Additionally, DataRobot's Data Quality assessment helps to identify issues so that you can identify errors before modeling.
Click Preview log, and optionally download the log, to identify errors and fix the dataset. Some of the errors include:
There is no file with this name
Found empty path
File not in PDF format or corrupted
The file extension indicates that this file is not of a supported document type
Deep dive: Text handling details¶
DataRobot handles both embedded text and PDFs with scans. Embedded text documents are PDFs that allow you to select and/or search for text in your PDF viewer. PDF with scans are processed via optical character recognition (OCR) —text cannot be searched or selected in your PDF viewer. This is because the text is part of an image within the PDF.
Embedded text¶
The blueprints available in the Repository are the same as those that would be available for a text variable. While text-based blueprints use text directly, in a blueprint with document
variables, you can see the addition of a Document Text Extractor task. It takes the PDF files, extracts the text, and provides the text to all subsequent tasks.
Scanned text (OCR)¶
Because PDF documents with scans do not have the text embedded, the text is not directly machine-readable. DataRobot runs optical character recognition (OCR) on the PDF in an attempt to identify and extract text. Blueprints using OCR use the Tesseract OCR task:
The Tesseract OCR task opens the document, converts each page to an image and then processes the images with the Tesseract library to extract the text from them. The Tesseract OCR task then passes the text to the next blueprint task.

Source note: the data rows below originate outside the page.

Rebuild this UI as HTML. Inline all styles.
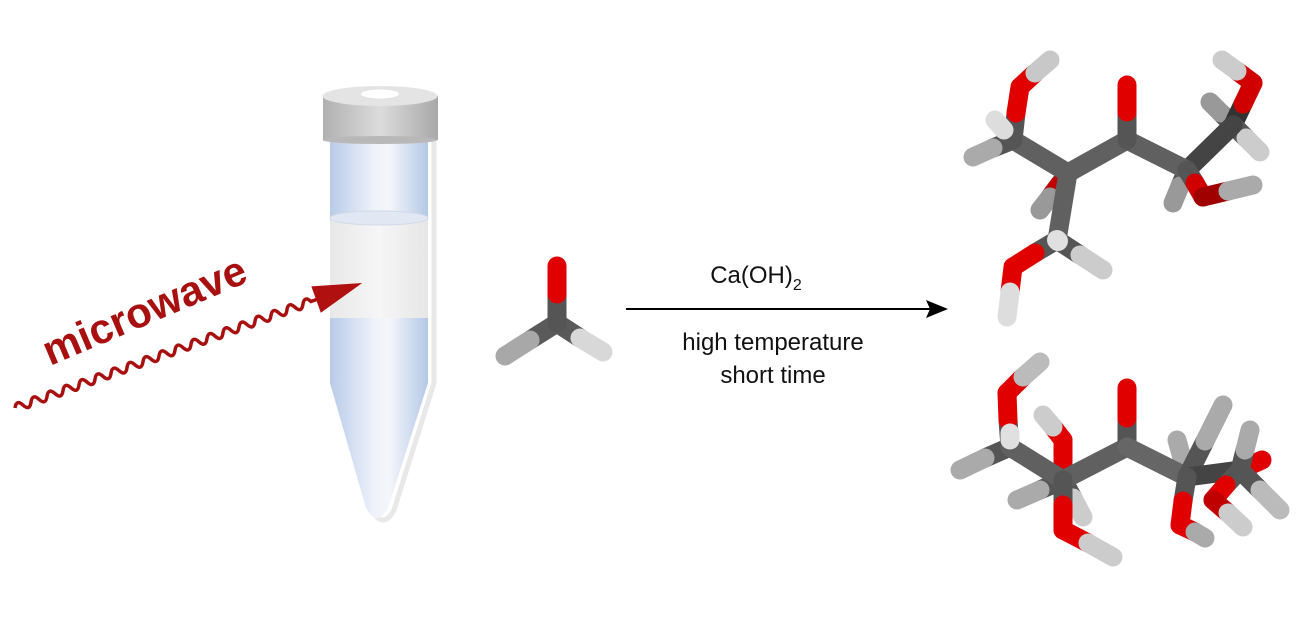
<!DOCTYPE html>
<html><head><meta charset="utf-8"><style>
html,body{margin:0;padding:0;background:#fff;}
svg{display:block;}
text{font-family:"Liberation Sans",Arial,sans-serif;}
</style></head><body>
<svg width="1300" height="628" viewBox="0 0 1300 628" xmlns="http://www.w3.org/2000/svg">
<defs>
<linearGradient id="body" x1="0" x2="1" y1="0" y2="0">
<stop offset="0" stop-color="#b8cbe8"/><stop offset="0.45" stop-color="#eef2fa"/><stop offset="0.6" stop-color="#f4f6fb"/><stop offset="1" stop-color="#b4c8e6"/></linearGradient>
<linearGradient id="band" x1="0" x2="1" y1="0" y2="0">
<stop offset="0" stop-color="#e8e8e8"/><stop offset="0.5" stop-color="#f6f6f6"/><stop offset="1" stop-color="#e6e6e6"/></linearGradient>
<linearGradient id="cap" x1="0" x2="1" y1="0" y2="0">
<stop offset="0" stop-color="#b0b0b0"/><stop offset="0.5" stop-color="#dcdcdc"/><stop offset="1" stop-color="#a8a8a8"/></linearGradient>
</defs>

<!-- tube shadow -->
<path d="M434,140 L434,383 L394,510 Q383,530 372,510" fill="none" stroke="#d8d8d8" stroke-width="5" opacity="0.6"/>
<!-- tube -->
<path d="M330,140 L428,140 L428,383 L388,508 Q377,528 366,508 L330,383 Z" fill="url(#body)"/>
<path d="M330,218 L428,218 L428,318 L330,318 Z" fill="url(#band)"/>
<ellipse cx="379" cy="218" rx="49" ry="7" fill="#e2e8f3" stroke="#cfd9ea" stroke-width="1"/>
<rect x="323" y="96" width="115" height="44" fill="url(#cap)"/>
<ellipse cx="380" cy="140" rx="57.5" ry="4" fill="#b8b8b8"/>
<ellipse cx="380" cy="96" rx="57.5" ry="10" fill="#e4e4e4"/>
<ellipse cx="380" cy="94" rx="19" ry="4.5" fill="#ffffff"/>

<!-- microwave -->
<text x="50" y="366" transform="rotate(-23 50 366)" font-size="42" font-weight="bold" fill="#a81010">microwave</text>
<g transform="translate(15,408) rotate(-19.8)">
<path d="M0,0 q4.25,-8 8.5,0 t8.5,0 t8.5,0 t8.5,0 t8.5,0 t8.5,0 t8.5,0 t8.5,0 t8.5,0 t8.5,0 t8.5,0 t8.5,0 t8.5,0 t8.5,0 t8.5,0 t8.5,0 t8.5,0 t8.5,0 t8.5,0 t8.5,0 t8.5,0 t8.5,0 t8.5,0 t8.5,0 t8.5,0 t8.5,0 t8.5,0 t8.5,0 t8.5,0 t8.5,0 t8.5,0 t8.5,0 t8.5,0 t8.5,0 t8.5,0 t8.5,0 t8.5,0 L330,0" fill="none" stroke="#a81010" stroke-width="3.5"/>
<path d="M320,-14 L369,0 L320,14 Z" fill="#b01010"/>
</g>

<!-- formaldehyde -->
<g stroke-linecap="round" stroke-width="19" fill="none">
<line x1="557" y1="323" x2="530" y2="340" stroke="#5a5a5a"/>
<line x1="530" y1="340" x2="505" y2="356" stroke="#a8a8a8"/>
<line x1="557" y1="323" x2="580" y2="338" stroke="#5a5a5a"/>
<line x1="580" y1="338" x2="603" y2="352" stroke="#d8d8d8"/>
<line x1="557" y1="323" x2="557" y2="294" stroke="#555"/>
<line x1="557" y1="294" x2="557" y2="266" stroke="#e00000"/>
</g>

<!-- arrow -->
<line x1="626" y1="309" x2="935" y2="309" stroke="#000" stroke-width="2"/>
<path d="M948,309 L926,300 L930,309 L926,318 Z" fill="#000"/>
<text x="756" y="283" font-size="24" text-anchor="middle" fill="#111">Ca(OH)<tspan font-size="16" dy="7">2</tspan></text>
<text x="773" y="350" font-size="24" text-anchor="middle" fill="#111">high temperature</text>
<text x="773" y="383" font-size="24" text-anchor="middle" fill="#111">short time</text>

<!-- top molecule -->
<g stroke-linecap="round" stroke-width="19" fill="none">
<line x1="1068" y1="173" x2="1059" y2="185" stroke="#555"/><line x1="1059" y1="185" x2="1050" y2="197" stroke="#c00000"/>
<line x1="1050" y1="197" x2="1040" y2="210" stroke="#999"/>
<line x1="1187" y1="170" x2="1180" y2="186" stroke="#555"/><line x1="1180" y1="186" x2="1173" y2="203" stroke="#999"/>
<line x1="1233" y1="125" x2="1221" y2="113" stroke="#555"/><line x1="1221" y1="113" x2="1210" y2="102" stroke="#999"/>
<line x1="1013" y1="140" x2="993" y2="148" stroke="#555"/><line x1="993" y1="148" x2="973" y2="157" stroke="#aaa"/>
<line x1="1013" y1="140" x2="1016" y2="113" stroke="#555"/><line x1="1016" y1="113" x2="1020" y2="87" stroke="#e00000"/>
<line x1="1020" y1="87" x2="1035" y2="73" stroke="#e00000"/><line x1="1035" y1="73" x2="1050" y2="60" stroke="#c8c8c8"/>
<line x1="1068" y1="173" x2="1013" y2="140" stroke="#606060"/>
<line x1="1013" y1="140" x2="1004" y2="130" stroke="#555"/><line x1="1004" y1="130" x2="995" y2="120" stroke="#ddd"/>
<line x1="1233" y1="125" x2="1243" y2="104" stroke="#333"/><line x1="1243" y1="104" x2="1253" y2="83" stroke="#d00000"/>
<line x1="1253" y1="83" x2="1237" y2="71" stroke="#d00000"/><line x1="1237" y1="71" x2="1222" y2="60" stroke="#ccc"/>
<line x1="1233" y1="125" x2="1246" y2="138" stroke="#555"/><line x1="1246" y1="138" x2="1260" y2="152" stroke="#ccc"/>
<line x1="1187" y1="170" x2="1233" y2="125" stroke="#444"/>
<line x1="1068" y1="173" x2="1127" y2="140" stroke="#606060"/>
<line x1="1127" y1="140" x2="1187" y2="170" stroke="#606060"/>
<line x1="1127" y1="140" x2="1127" y2="112" stroke="#555"/><line x1="1127" y1="112" x2="1127" y2="85" stroke="#e00000"/>
<line x1="1187" y1="170" x2="1195" y2="183" stroke="#555"/><line x1="1195" y1="183" x2="1203" y2="197" stroke="#d00000"/>
<line x1="1203" y1="197" x2="1228" y2="191" stroke="#a00000"/><line x1="1228" y1="191" x2="1253" y2="185" stroke="#aaa"/>
<line x1="1057" y1="240" x2="1080" y2="255" stroke="#555"/><line x1="1080" y1="255" x2="1103" y2="270" stroke="#ccc"/>
<line x1="1057" y1="240" x2="1035" y2="253" stroke="#555"/><line x1="1035" y1="253" x2="1013" y2="267" stroke="#e00000"/>
<line x1="1013" y1="267" x2="1010" y2="292" stroke="#e00000"/><line x1="1010" y1="292" x2="1007" y2="317" stroke="#ddd"/>
<line x1="1068" y1="173" x2="1057" y2="240" stroke="#606060"/>
<line x1="1057" y1="240" x2="1058" y2="241" stroke="#e0e0e0" stroke-width="20"/>
</g>

<!-- bottom molecule -->
<g stroke-linecap="round" stroke-width="19" fill="none">
<line x1="1187" y1="477" x2="1182" y2="458" stroke="#555"/><line x1="1182" y1="458" x2="1177" y2="440" stroke="#aaa"/>
<line x1="1240" y1="470" x2="1251" y2="465" stroke="#555"/><line x1="1251" y1="465" x2="1262" y2="460" stroke="#e00000"/>
<line x1="1240" y1="470" x2="1260" y2="490" stroke="#555"/><line x1="1260" y1="490" x2="1280" y2="510" stroke="#bbb"/>
<line x1="1063" y1="480" x2="1040" y2="490" stroke="#555"/><line x1="1040" y1="490" x2="1017" y2="500" stroke="#aaa"/>
<line x1="1063" y1="480" x2="1073" y2="498" stroke="#555"/><line x1="1073" y1="498" x2="1083" y2="517" stroke="#ccc"/>
<line x1="1063" y1="480" x2="1063" y2="460" stroke="#555"/><line x1="1063" y1="460" x2="1063" y2="440" stroke="#e00000"/>
<line x1="1063" y1="440" x2="1053" y2="427" stroke="#e00000"/><line x1="1053" y1="427" x2="1043" y2="415" stroke="#ccc"/>
<line x1="1010" y1="447" x2="985" y2="458" stroke="#555"/><line x1="985" y1="458" x2="960" y2="470" stroke="#aaa"/>
<line x1="1010" y1="447" x2="1008" y2="420" stroke="#555"/><line x1="1008" y1="420" x2="1007" y2="393" stroke="#e00000"/>
<line x1="1007" y1="393" x2="1023" y2="377" stroke="#e00000"/><line x1="1023" y1="377" x2="1040" y2="362" stroke="#bbb"/>
<line x1="1010" y1="447" x2="1063" y2="480" stroke="#606060"/>
<line x1="1010" y1="440" x2="1010" y2="433" stroke="#e0e0e0"/>
<line x1="1063" y1="480" x2="1127" y2="447" stroke="#606060"/>
<line x1="1127" y1="447" x2="1127" y2="418" stroke="#555"/><line x1="1127" y1="418" x2="1127" y2="388" stroke="#e00000"/>
<line x1="1127" y1="447" x2="1187" y2="477" stroke="#666"/>
<line x1="1187" y1="477" x2="1205" y2="441" stroke="#555"/><line x1="1205" y1="441" x2="1223" y2="405" stroke="#aaa"/>
<line x1="1187" y1="477" x2="1240" y2="470" stroke="#444"/>
<line x1="1240" y1="470" x2="1245" y2="450" stroke="#555"/><line x1="1245" y1="450" x2="1250" y2="430" stroke="#aaa"/>
<line x1="1063" y1="480" x2="1063" y2="505" stroke="#555"/><line x1="1063" y1="505" x2="1063" y2="530" stroke="#e00000"/>
<line x1="1063" y1="530" x2="1088" y2="543" stroke="#e00000"/><line x1="1088" y1="543" x2="1113" y2="557" stroke="#ccc"/>
<line x1="1187" y1="477" x2="1183" y2="501" stroke="#555"/><line x1="1183" y1="501" x2="1180" y2="525" stroke="#e00000"/>
<line x1="1180" y1="525" x2="1195" y2="532" stroke="#e00000"/><line x1="1195" y1="532" x2="1205" y2="538" stroke="#aaa"/>
<line x1="1240" y1="470" x2="1226" y2="485" stroke="#555"/><line x1="1226" y1="485" x2="1213" y2="500" stroke="#e00000"/>
<line x1="1213" y1="500" x2="1228" y2="513" stroke="#c00000"/><line x1="1228" y1="513" x2="1243" y2="527" stroke="#ccc"/>
</g>
</svg>
</body></html>
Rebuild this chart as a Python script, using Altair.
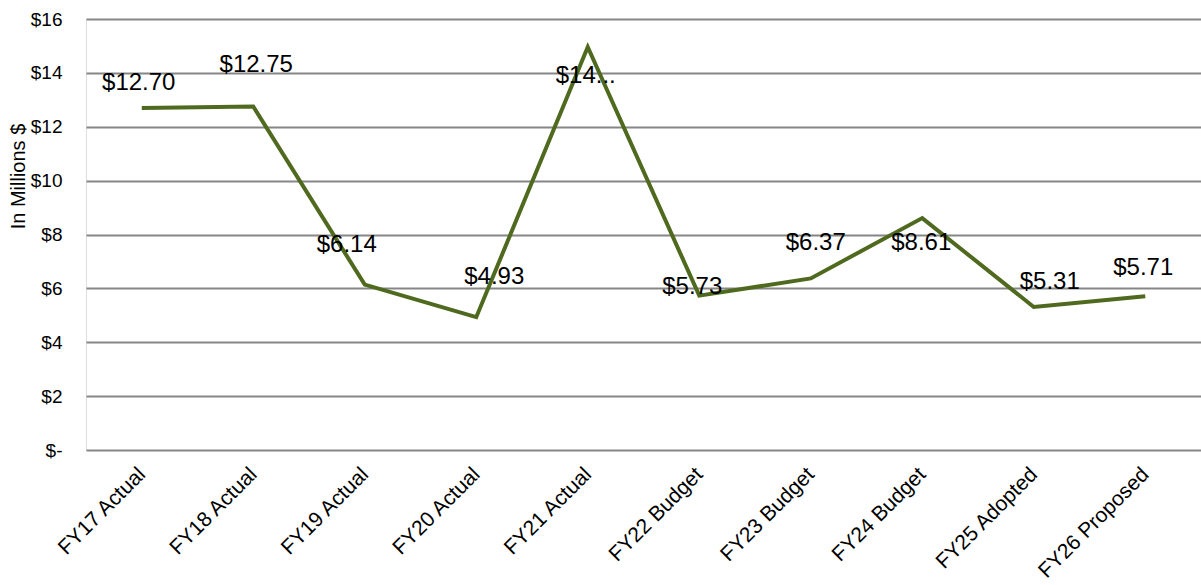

Use the Document Insights visualization after model building to see example pages and the detected text. Because the Tesseract engine can have issues with small fonts, use Advanced Tuning to adjust the resolution.
Base64 strings¶
DataRobot also supports base64-encoded strings. For document (and image) datasets, DataRobot converts PDF files to base64 strings and includes them in the dataset file during ingest. After ingest, instead of a ZIP file there is a single CSV file that includes the images and PDF files as base64 strings.